▶ **Goal of the exercise**
Print the listing in its entirety and exactly, leaving out images.

▶ **Data block**
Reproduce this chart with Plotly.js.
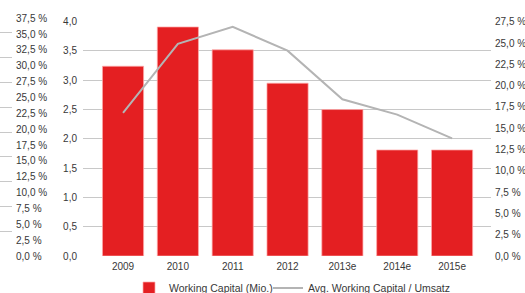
<!DOCTYPE html>
<html>
<head>
<meta charset="utf-8">
<script src="https://cdn.plot.ly/plotly-3.0.1.min.js"></script>
<style>html,body{margin:0;padding:0;background:#fff;}#chart{width:525px;height:293px;}</style>
</head>
<body>
<div id="chart"></div>
<script>
var years = ['2009', '2010', '2011', '2012', '2013e', '2014e', '2015e'];
var workingCapital = [3.24, 3.91, 3.52, 2.95, 2.50, 1.81, 1.81];
var wcRatio = [16.8, 24.9, 26.9, 24.1, 18.4, 16.6, 13.8];
var barName = 'Working Capital (Mio.)';
var lineName = 'Avg. Working Capital / Umsatz';

var W = 525, H = 293;
var font = {family: 'Liberation Sans, Arial, sans-serif', size: 10, color: '#383838'};
var legendFont = {family: 'Liberation Sans, Arial, sans-serif', size: 10.5, color: '#383838'};
var grid = '#c8c8c8';

var traces = [
  {
    type: 'bar', x: years, y: workingCapital, name: barName,
    marker: {color: '#e41f22', line: {color: 'rgba(255,170,170,0.9)', width: 0.8}},
    xaxis: 'x', yaxis: 'y', hoverinfo: 'skip', legend: 'legend'
  },
  {
    type: 'scatter', mode: 'lines', x: years, y: wcRatio, name: lineName,
    line: {color: '#b4b4b4', width: 2},
    xaxis: 'x', yaxis: 'y2', hoverinfo: 'skip', legend: 'legend2'
  },
  // empty traces so that the outer left scale (x3/y3, x3/y4) is drawn
  {type: 'scatter', mode: 'lines', x: [], y: [], xaxis: 'x3', yaxis: 'y3', showlegend: false, hoverinfo: 'skip'},
  {type: 'scatter', mode: 'lines', x: [], y: [], xaxis: 'x3', yaxis: 'y4', showlegend: false, hoverinfo: 'skip'}
];

var layout = {
  width: W, height: H,
  margin: {l: 0, r: 0, t: 0, b: 0, autoexpand: false},
  paper_bgcolor: '#fff', plot_bgcolor: 'rgba(0,0,0,0)',
  font: font,
  separators: ',.',
  bargap: 0.25,
  showlegend: true,
  legend: {orientation: 'h', x: 129 / W, xanchor: 'left', y: 5 / H, yanchor: 'middle',
           font: legendFont, itemwidth: 30, bgcolor: 'rgba(0,0,0,0)'},
  legend2: {orientation: 'h', x: 268 / W, xanchor: 'left', y: 5 / H, yanchor: 'middle',
            font: legendFont, itemwidth: 30, bgcolor: 'rgba(0,0,0,0)'},
  xaxis: {
    domain: [83 / W, 491 / W], range: [-0.73, 6.71], type: 'category',
    showgrid: false, zeroline: false, showline: false, ticks: '',
    tickfont: font, anchor: 'y', ticklabelstandoff: 3, automargin: false
  },
  yaxis: {
    domain: [37 / H, 271.3 / H], range: [0, 4], dtick: 0.5, tickformat: '.1f',
    showgrid: true, gridcolor: grid, gridwidth: 1, zeroline: false, showline: false,
    ticks: '', tickfont: font, anchor: 'x', ticklabelstandoff: 5, automargin: false
  },
  yaxis2: {
    overlaying: 'y', side: 'right', anchor: 'x', range: [0, 27.5], dtick: 2.5,
    tickformat: '.1f', ticksuffix: ' %', showgrid: false, zeroline: false,
    showline: false, ticks: '', tickfont: font, ticklabelstandoff: 3, automargin: false
  },
  xaxis3: {
    domain: [0, 12 / W], anchor: 'y3', range: [0, 1], automargin: false,
    showgrid: false, zeroline: false, showline: false, showticklabels: false, ticks: ''
  },
  yaxis3: {
    domain: [37 / H, (H - 18.3) / H], anchor: 'x3', side: 'right', range: [0, 37.5],
    dtick: 2.5, tickformat: '.1f', ticksuffix: ' %', showgrid: false, zeroline: false,
    showline: false, ticks: '', tickfont: font, ticklabelstandoff: 3, automargin: false
  },
  yaxis4: {
    overlaying: 'y3', anchor: 'x3', range: [0, 9.585], dtick: 1, automargin: false,
    showgrid: true, gridcolor: grid, zeroline: false, showline: false,
    showticklabels: false, ticks: ''
  }
};

Plotly.newPlot('chart', traces, layout, {displayModeBar: false, staticPlot: true});
</script>
</body>
</html>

▶ **Solution**
Reproduce this chart with Plotly.js.
<!DOCTYPE html>
<html>
<head>
<meta charset="utf-8">
<script src="https://cdn.plot.ly/plotly-3.0.1.min.js"></script>
<style>html,body{margin:0;padding:0;background:#fff;}#chart{width:525px;height:293px;}</style>
</head>
<body>
<div id="chart"></div>
<script>
var years = ['2009', '2010', '2011', '2012', '2013e', '2014e', '2015e'];
var workingCapital = [3.24, 3.91, 3.52, 2.95, 2.50, 1.81, 1.81];
var wcRatio = [16.8, 24.9, 26.9, 24.1, 18.4, 16.6, 13.8];
var barName = 'Working Capital (Mio.)';
var lineName = 'Avg. Working Capital / Umsatz';

var W = 525, H = 293;
var font = {family: 'Liberation Sans, Arial, sans-serif', size: 10, color: '#383838'};
var legendFont = {family: 'Liberation Sans, Arial, sans-serif', size: 10.5, color: '#383838'};
var grid = '#c8c8c8';

var traces = [
  {
    type: 'bar', x: years, y: workingCapital, name: barName,
    marker: {color: '#e41f22', line: {color: 'rgba(255,170,170,0.9)', width: 0.8}},
    xaxis: 'x', yaxis: 'y', hoverinfo: 'skip', legend: 'legend'
  },
  {
    type: 'scatter', mode: 'lines', x: years, y: wcRatio, name: lineName,
    line: {color: '#b4b4b4', width: 2},
    xaxis: 'x', yaxis: 'y2', hoverinfo: 'skip', legend: 'legend2'
  },
  // empty traces so that the outer left scale (x3/y3, x3/y4) is drawn
  {type: 'scatter', mode: 'lines', x: [], y: [], xaxis: 'x3', yaxis: 'y3', showlegend: false, hoverinfo: 'skip'},
  {type: 'scatter', mode: 'lines', x: [], y: [], xaxis: 'x3', yaxis: 'y4', showlegend: false, hoverinfo: 'skip'}
];

var layout = {
  width: W, height: H,
  margin: {l: 0, r: 0, t: 0, b: 0, autoexpand: false},
  paper_bgcolor: '#fff', plot_bgcolor: 'rgba(0,0,0,0)',
  font: font,
  separators: ',.',
  bargap: 0.25,
  showlegend: true,
  legend: {orientation: 'h', x: 129 / W, xanchor: 'left', y: 5 / H, yanchor: 'middle',
           font: legendFont, itemwidth: 30, bgcolor: 'rgba(0,0,0,0)'},
  legend2: {orientation: 'h', x: 268 / W, xanchor: 'left', y: 5 / H, yanchor: 'middle',
            font: legendFont, itemwidth: 30, bgcolor: 'rgba(0,0,0,0)'},
  xaxis: {
    domain: [83 / W, 491 / W], range: [-0.73, 6.71], type: 'category',
    showgrid: false, zeroline: false, showline: false, ticks: '',
    tickfont: font, anchor: 'y', ticklabelstandoff: 3, automargin: false
  },
  yaxis: {
    domain: [37 / H, 271.3 / H], range: [0, 4], dtick: 0.5, tickformat: '.1f',
    showgrid: true, gridcolor: grid, gridwidth: 1, zeroline: false, showline: false,
    ticks: '', tickfont: font, anchor: 'x', ticklabelstandoff: 5, automargin: false
  },
  yaxis2: {
    overlaying: 'y', side: 'right', anchor: 'x', range: [0, 27.5], dtick: 2.5,
    tickformat: '.1f', ticksuffix: ' %', showgrid: false, zeroline: false,
    showline: false, ticks: '', tickfont: font, ticklabelstandoff: 3, automargin: false
  },
  xaxis3: {
    domain: [0, 12 / W], anchor: 'y3', range: [0, 1], automargin: false,
    showgrid: false, zeroline: false, showline: false, showticklabels: false, ticks: ''
  },
  yaxis3: {
    domain: [37 / H, (H - 18.3) / H], anchor: 'x3', side: 'right', range: [0, 37.5],
    dtick: 2.5, tickformat: '.1f', ticksuffix: ' %', showgrid: false, zeroline: false,
    showline: false, ticks: '', tickfont: font, ticklabelstandoff: 3, automargin: false
  },
  yaxis4: {
    overlaying: 'y3', anchor: 'x3', range: [0, 9.585], dtick: 1, automargin: false,
    showgrid: true, gridcolor: grid, zeroline: false, showline: false,
    showticklabels: false, ticks: ''
  }
};

Plotly.newPlot('chart', traces, layout, {displayModeBar: false, staticPlot: true});
</script>
</body>
</html>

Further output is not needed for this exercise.